In this game, the student forms an L with the right hand and places the right hand thumb against the corner of the fingerboard, plucks the string with the index finger, and follows through with a full elliptical bowing motion. Rolland called this game “flying pizzicato.” The purpose of the game is to begin developing flexibility and the awareness of the body motions involved in bowing. Movie X demonstrates this game. Note the placement of the thumb when playing pizzicato.


The purpose of shadow bowing is to learn how to make the correct arm movements with the bow and learn how it feels to move the bow before we get the instrument involved.

I like to use a dowel and a tube of foam pipe insulation for this activity. Dowels can be purchased in an arts and crafts supply store, and pipe insulation can be purchased in a hardware store. Cut the pipe insulation into 6 -8 inch segments. You can also do this activity with the bow and an empty toilet paper roll or empty paper towel roll in half, although the bow tends to wander a bit in the tube. Violins and Violas should hold the tube with the left hand and place it on the left shoulder. Cellists and bassists hold the tube in the left hand in front of their bodies.

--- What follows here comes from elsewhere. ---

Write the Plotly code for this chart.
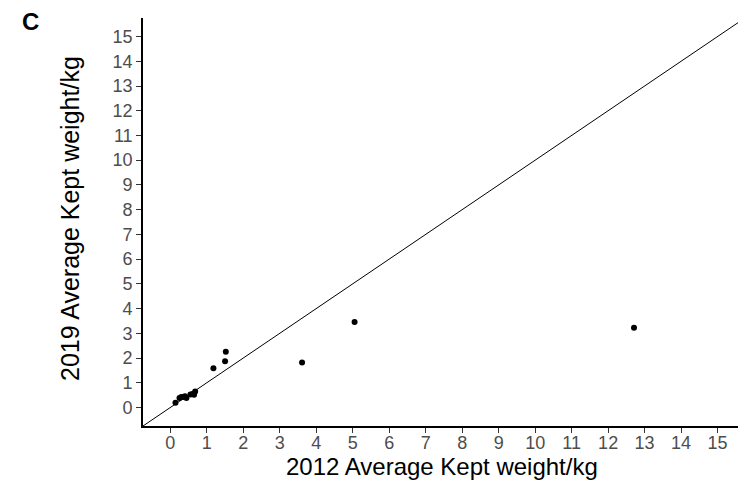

Play rhythmic patterns with the bow. Put on a recording, and play along. Use students names for rhythmic patterns. For example, "My name is Michael Hopkins" is a rhythm that can be played with the bow. Let the kids make up rhythmic patterns with words.

Remember to review the bow hold frequently throughout the Shadow Bowing activity.

The movie above presents pizzicato with bowing motion and shadow bowing activities.